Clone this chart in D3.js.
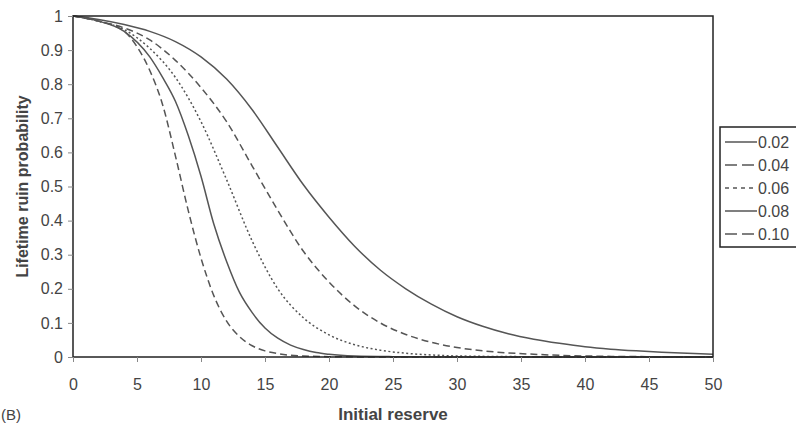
<!DOCTYPE html>
<html>
<head>
<meta charset="utf-8">
<script src="https://d3js.org/d3.v7.min.js"></script>
<style>
  body { margin: 0; background: #fff; }
  text { font-family: "Liberation Sans", Arial, sans-serif; fill: #444; }
</style>
</head>
<body>
<svg id="chart" width="796" height="425"></svg>
<script>
// reserve values (x), one list per curve
const x02 = [0, 2, 4, 6, 8, 10, 12, 14, 16, 18, 20, 22, 24, 26, 28, 30, 32, 34, 36, 38, 40, 42, 44, 46, 48, 50];
const y02 = [1, 0.99, 0.975, 0.955, 0.925, 0.88, 0.815, 0.725, 0.615, 0.505, 0.41, 0.325, 0.255, 0.2, 0.155, 0.118, 0.09, 0.068, 0.052, 0.04, 0.03, 0.023, 0.018, 0.014, 0.011, 0.008];

const x04 = [0, 2, 4, 6, 8, 10, 12, 14, 16, 18, 20, 22, 24, 26, 28, 30, 32, 34, 36, 38, 40, 45, 50];
const y04 = [1, 0.985, 0.965, 0.93, 0.87, 0.79, 0.69, 0.56, 0.43, 0.31, 0.22, 0.15, 0.1, 0.066, 0.043, 0.028, 0.018, 0.012, 0.008, 0.005, 0.003, 0.001, 0];

const x06 = [0, 2, 4, 6, 8, 10, 12, 14, 16, 18, 20, 22, 24, 26, 28, 30, 35, 40, 50];
const y06 = [1, 0.985, 0.96, 0.905, 0.82, 0.69, 0.52, 0.34, 0.2, 0.115, 0.065, 0.036, 0.02, 0.011, 0.006, 0.003, 0.001, 0, 0];

const x08 = [0, 2, 4, 6, 7, 8, 9, 10, 11, 12, 13, 14, 15, 16, 17, 18, 19, 20, 22, 25, 30, 50];
const y08 = [1, 0.985, 0.955, 0.88, 0.82, 0.75, 0.65, 0.53, 0.39, 0.28, 0.19, 0.13, 0.085, 0.055, 0.035, 0.022, 0.013, 0.008, 0.003, 0.001, 0, 0];

const x10 = [0, 2, 4, 5, 6, 7, 8, 9, 10, 11, 12, 13, 14, 15, 16, 17, 18, 20, 25, 50];
const y10 = [1, 0.985, 0.955, 0.91, 0.84, 0.74, 0.59, 0.43, 0.29, 0.18, 0.105, 0.06, 0.033, 0.018, 0.01, 0.005, 0.003, 0.001, 0, 0];

const seriesNames = ['0.02', '0.04', '0.06', '0.08', '0.10'];
const xTicks = [0, 5, 10, 15, 20, 25, 30, 35, 40, 45, 50];
const yTicks = [0, 0.1, 0.2, 0.3, 0.4, 0.5, 0.6, 0.7, 0.8, 0.9, 1];

const series = [
  { name: seriesNames[0], xs: x02, ys: y02, dash: null, key: null },
  { name: seriesNames[1], xs: x04, ys: y04, dash: '7,4', key: '12,5' },
  { name: seriesNames[2], xs: x06, ys: y06, dash: '2,2.5', key: '4,4' },
  { name: seriesNames[3], xs: x08, ys: y08, dash: null, key: null },
  { name: seriesNames[4], xs: x10, ys: y10, dash: '7,4', key: '12,5' }
];

const margin = { top: 16, left: 73, right: 83, bottom: 68 };
const width = 796 - margin.left - margin.right;
const height = 425 - margin.top - margin.bottom;

const svg = d3.select('#chart');
const g = svg.append('g').attr('transform', `translate(${margin.left},${margin.top})`);

const x = d3.scaleLinear().domain([0, 50]).range([0, width]);
const y = d3.scaleLinear().domain([0, 1]).range([height, 0]);

// curves
const line = d3.line()
  .x(d => x(d[0]))
  .y(d => y(d[1]))
  .curve(d3.curveMonotoneX);

series.forEach(s => {
  g.append('path')
    .datum(s.xs.map((v, i) => [v, s.ys[i]]))
    .attr('fill', 'none')
    .attr('stroke', '#555')
    .attr('stroke-width', 1.5)
    .attr('stroke-dasharray', s.dash)
    .attr('d', line);
});

// plot frame
g.append('rect')
  .attr('width', width).attr('height', height)
  .attr('fill', 'none').attr('stroke', '#222').attr('stroke-width', 1.5);

// axes
const xAxis = g.append('g')
  .attr('transform', `translate(0,${height})`)
  .call(d3.axisBottom(x).tickValues(xTicks).tickSize(5).tickPadding(17).tickFormat(d3.format('d')));

const yAxis = g.append('g')
  .call(d3.axisLeft(y).tickValues(yTicks).tickSize(5).tickPadding(5).tickFormat(d => d === 0 || d === 1 ? d : d3.format('.1f')(d)));

[xAxis, yAxis].forEach(a => {
  a.select('.domain').remove();
  a.selectAll('.tick line').attr('stroke', '#888');
  a.selectAll('.tick text').style('font-size', '16px').attr('fill', '#444');
});

// axis titles
svg.append('text')
  .attr('x', margin.left + width / 2).attr('y', 420)
  .attr('text-anchor', 'middle')
  .style('font-size', '17px').style('font-weight', 'bold')
  .text('Initial reserve');

svg.append('text')
  .attr('transform', `translate(28,${margin.top + height / 2}) rotate(-90)`)
  .attr('text-anchor', 'middle')
  .style('font-size', '16px').style('font-weight', 'bold')
  .text('Lifetime ruin probability');

svg.append('text')
  .attr('x', 1).attr('y', 420)
  .style('font-size', '15px')
  .text('(B)');

// legend
const legend = svg.append('g').attr('transform', 'translate(720,127)');
legend.append('rect')
  .attr('width', 80).attr('height', 120)
  .attr('fill', '#fff').attr('stroke', '#222').attr('stroke-width', 1.5);

series.forEach((s, i) => {
  const yy = 15 + i * 23;
  legend.append('line')
    .attr('x1', 5).attr('x2', 37).attr('y1', yy).attr('y2', yy)
    .attr('stroke', '#555').attr('stroke-width', 1.5)
    .attr('stroke-dasharray', s.key);
  legend.append('text')
    .attr('x', 38).attr('y', yy + 6)
    .style('font-size', '16px')
    .text(s.name);
});
</script>
</body>
</html>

## Requirements:
Return the whole listing, word for word, and leave out every picture.

## Task response:
Clone this chart in D3.js.
<!DOCTYPE html>
<html>
<head>
<meta charset="utf-8">
<script src="https://d3js.org/d3.v7.min.js"></script>
<style>
  body { margin: 0; background: #fff; }
  text { font-family: "Liberation Sans", Arial, sans-serif; fill: #444; }
</style>
</head>
<body>
<svg id="chart" width="796" height="425"></svg>
<script>
// reserve values (x), one list per curve
const x02 = [0, 2, 4, 6, 8, 10, 12, 14, 16, 18, 20, 22, 24, 26, 28, 30, 32, 34, 36, 38, 40, 42, 44, 46, 48, 50];
const y02 = [1, 0.99, 0.975, 0.955, 0.925, 0.88, 0.815, 0.725, 0.615, 0.505, 0.41, 0.325, 0.255, 0.2, 0.155, 0.118, 0.09, 0.068, 0.052, 0.04, 0.03, 0.023, 0.018, 0.014, 0.011, 0.008];

const x04 = [0, 2, 4, 6, 8, 10, 12, 14, 16, 18, 20, 22, 24, 26, 28, 30, 32, 34, 36, 38, 40, 45, 50];
const y04 = [1, 0.985, 0.965, 0.93, 0.87, 0.79, 0.69, 0.56, 0.43, 0.31, 0.22, 0.15, 0.1, 0.066, 0.043, 0.028, 0.018, 0.012, 0.008, 0.005, 0.003, 0.001, 0];

const x06 = [0, 2, 4, 6, 8, 10, 12, 14, 16, 18, 20, 22, 24, 26, 28, 30, 35, 40, 50];
const y06 = [1, 0.985, 0.96, 0.905, 0.82, 0.69, 0.52, 0.34, 0.2, 0.115, 0.065, 0.036, 0.02, 0.011, 0.006, 0.003, 0.001, 0, 0];

const x08 = [0, 2, 4, 6, 7, 8, 9, 10, 11, 12, 13, 14, 15, 16, 17, 18, 19, 20, 22, 25, 30, 50];
const y08 = [1, 0.985, 0.955, 0.88, 0.82, 0.75, 0.65, 0.53, 0.39, 0.28, 0.19, 0.13, 0.085, 0.055, 0.035, 0.022, 0.013, 0.008, 0.003, 0.001, 0, 0];

const x10 = [0, 2, 4, 5, 6, 7, 8, 9, 10, 11, 12, 13, 14, 15, 16, 17, 18, 20, 25, 50];
const y10 = [1, 0.985, 0.955, 0.91, 0.84, 0.74, 0.59, 0.43, 0.29, 0.18, 0.105, 0.06, 0.033, 0.018, 0.01, 0.005, 0.003, 0.001, 0, 0];

const seriesNames = ['0.02', '0.04', '0.06', '0.08', '0.10'];
const xTicks = [0, 5, 10, 15, 20, 25, 30, 35, 40, 45, 50];
const yTicks = [0, 0.1, 0.2, 0.3, 0.4, 0.5, 0.6, 0.7, 0.8, 0.9, 1];

const series = [
  { name: seriesNames[0], xs: x02, ys: y02, dash: null, key: null },
  { name: seriesNames[1], xs: x04, ys: y04, dash: '7,4', key: '12,5' },
  { name: seriesNames[2], xs: x06, ys: y06, dash: '2,2.5', key: '4,4' },
  { name: seriesNames[3], xs: x08, ys: y08, dash: null, key: null },
  { name: seriesNames[4], xs: x10, ys: y10, dash: '7,4', key: '12,5' }
];

const margin = { top: 16, left: 73, right: 83, bottom: 68 };
const width = 796 - margin.left - margin.right;
const height = 425 - margin.top - margin.bottom;

const svg = d3.select('#chart');
const g = svg.append('g').attr('transform', `translate(${margin.left},${margin.top})`);

const x = d3.scaleLinear().domain([0, 50]).range([0, width]);
const y = d3.scaleLinear().domain([0, 1]).range([height, 0]);

// curves
const line = d3.line()
  .x(d => x(d[0]))
  .y(d => y(d[1]))
  .curve(d3.curveMonotoneX);

series.forEach(s => {
  g.append('path')
    .datum(s.xs.map((v, i) => [v, s.ys[i]]))
    .attr('fill', 'none')
    .attr('stroke', '#555')
    .attr('stroke-width', 1.5)
    .attr('stroke-dasharray', s.dash)
    .attr('d', line);
});

// plot frame
g.append('rect')
  .attr('width', width).attr('height', height)
  .attr('fill', 'none').attr('stroke', '#222').attr('stroke-width', 1.5);

// axes
const xAxis = g.append('g')
  .attr('transform', `translate(0,${height})`)
  .call(d3.axisBottom(x).tickValues(xTicks).tickSize(5).tickPadding(17).tickFormat(d3.format('d')));

const yAxis = g.append('g')
  .call(d3.axisLeft(y).tickValues(yTicks).tickSize(5).tickPadding(5).tickFormat(d => d === 0 || d === 1 ? d : d3.format('.1f')(d)));

[xAxis, yAxis].forEach(a => {
  a.select('.domain').remove();
  a.selectAll('.tick line').attr('stroke', '#888');
  a.selectAll('.tick text').style('font-size', '16px').attr('fill', '#444');
});

// axis titles
svg.append('text')
  .attr('x', margin.left + width / 2).attr('y', 420)
  .attr('text-anchor', 'middle')
  .style('font-size', '17px').style('font-weight', 'bold')
  .text('Initial reserve');

svg.append('text')
  .attr('transform', `translate(28,${margin.top + height / 2}) rotate(-90)`)
  .attr('text-anchor', 'middle')
  .style('font-size', '16px').style('font-weight', 'bold')
  .text('Lifetime ruin probability');

svg.append('text')
  .attr('x', 1).attr('y', 420)
  .style('font-size', '15px')
  .text('(B)');

// legend
const legend = svg.append('g').attr('transform', 'translate(720,127)');
legend.append('rect')
  .attr('width', 80).attr('height', 120)
  .attr('fill', '#fff').attr('stroke', '#222').attr('stroke-width', 1.5);

series.forEach((s, i) => {
  const yy = 15 + i * 23;
  legend.append('line')
    .attr('x1', 5).attr('x2', 37).attr('y1', yy).attr('y2', yy)
    .attr('stroke', '#555').attr('stroke-width', 1.5)
    .attr('stroke-dasharray', s.key);
  legend.append('text')
    .attr('x', 38).attr('y', yy + 6)
    .style('font-size', '16px')
    .text(s.name);
});
</script>
</body>
</html>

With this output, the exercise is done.